I am performing a search for a dead man on the internet.  An ad on the side of the Google page tells me that Dave Stuart is for sale, an advertising gimmick that takes the item you are searching for and plugs it into a “find here” field for eBay’s auction site.  For an instant I want to click on that ad.  Maybe I will be directed to a page where his face will smile out from the screen.  Maybe I could bid on his life, take back that day, slow the speeding car, turn him around and tell him to just wait a minute.  Maybe that's all it would have taken, just a minute.  I decide against it.  Instead I refine my search to the local long island newspapers where the accident occurred and find a brief and non-personal obituary in their archives.  “Upstate Man Killed While Crossing Street, December 1999.”  Two dollars and ninety-five cents later I have a print out.  A small morsel, but I have a piece of him again, to remind me that he happened, he was here. 

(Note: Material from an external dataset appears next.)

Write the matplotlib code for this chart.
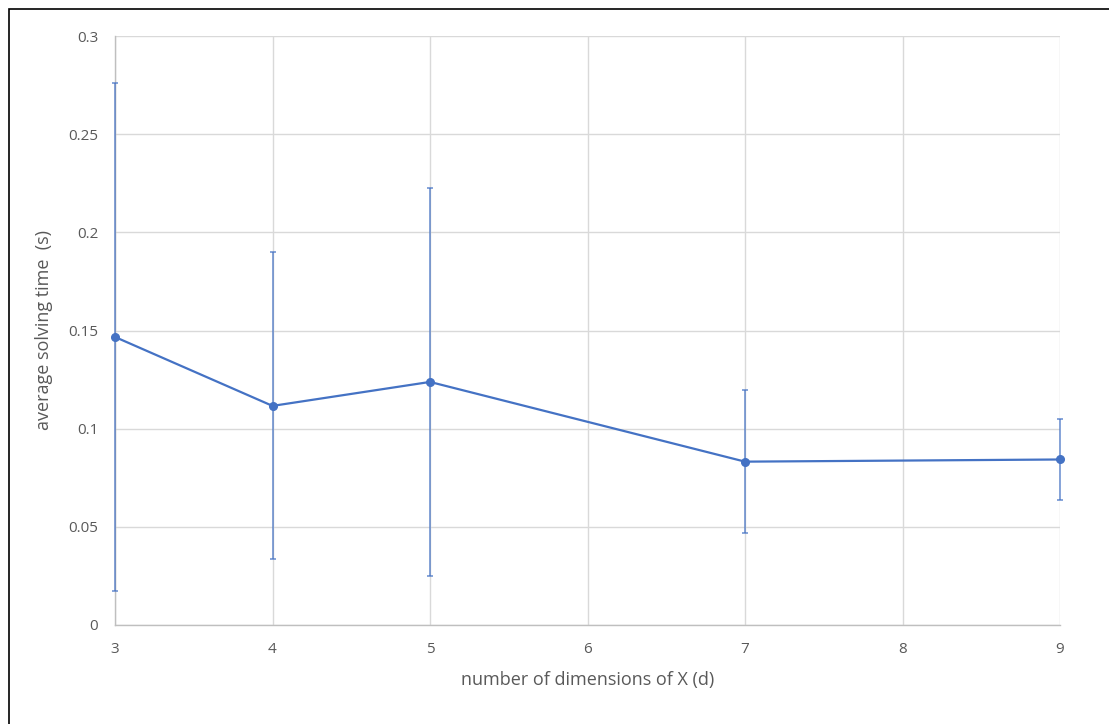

The night we came back to school from winter break, just two weeks after the accident, we gathered in Dave's dorm room.  His parents had been up the day before so his bedroom was void of his likeness.  His bed had been stripped and as we swallowed beer after beer, we threw the empty cans onto his now soiled mattress.  We thought if we trashed it enough the school wouldn’t be able to move someone new into the room.  And then the end of my life with them began.  Alex cried out that we were destroying Dave’s bed.  He spoke as if at any moment Dave was going to walk in and be angry with us for ruining it.  Jess yelled for him to stop whining, that a beer soaked shrine was fitting.  John slumped into the corner as Eric quietly wiped the puddles off the mattress and onto the floor.  The January wind whipped against the building and Jess and I left without saying goodbye.  When we were back to our room she jumped onto her bed and wrote Dave’s name across the width of the wall.  Days later we tried to remove the letters, their image a haunting and constant reminder of what was lost, but they wouldn’t budge.  I assume some janitor had to paint over them in June, cursing the girl who loved a man so much she had to stain her wall with his name.

The last night before winter break we had all been in that small room together.  Stuart was in my bed and I told him to get out, there wasn’t enough room, I wouldn’t be able to fall sleep with him there.  Instead he wrapped his arms around my head in an awkward embrace and drunkenly kissed my face, hoping his affection would keep me there.  James was on the other side of me, the three of us squeezed so tightly into my single bed that I had to get up, climb over them and sleep on the couch in the common room.  For a few minutes the two men lay in my bed together until they realized that I had left and there was no female body separating them.  I heard a shout, and I laughed out loud as Stuart tripped his way out of my bedroom in surprise.  He found me lying on the couch, smiled, leaned down to kiss my forehead, and then left to make his way back to his dorm.  I never saw him again.

I didn’t go to the funeral.  I was the only one of the group who didn’t come from their hometown and I missed it.  Jess and I fell out of friendship and in my last two years at school I would only see the rest of them occasionally.  When we met there would be a knowing look, a small smile and recognition that I shared something tragic with them.  But I was never one of them.  I never felt that I was allowed to mourn like they could.  He was only a part of me for such a small time; he was theirs for years before.  But I mourned just the same.  He was still mine to share.  And that is something.  As I close out of the search screen and return to work, it is something.

1 comment:

  1. What an awful loss. I'm so sorry. And I really understand what you mean when you say you weren't one of them but you mourned nonetheless.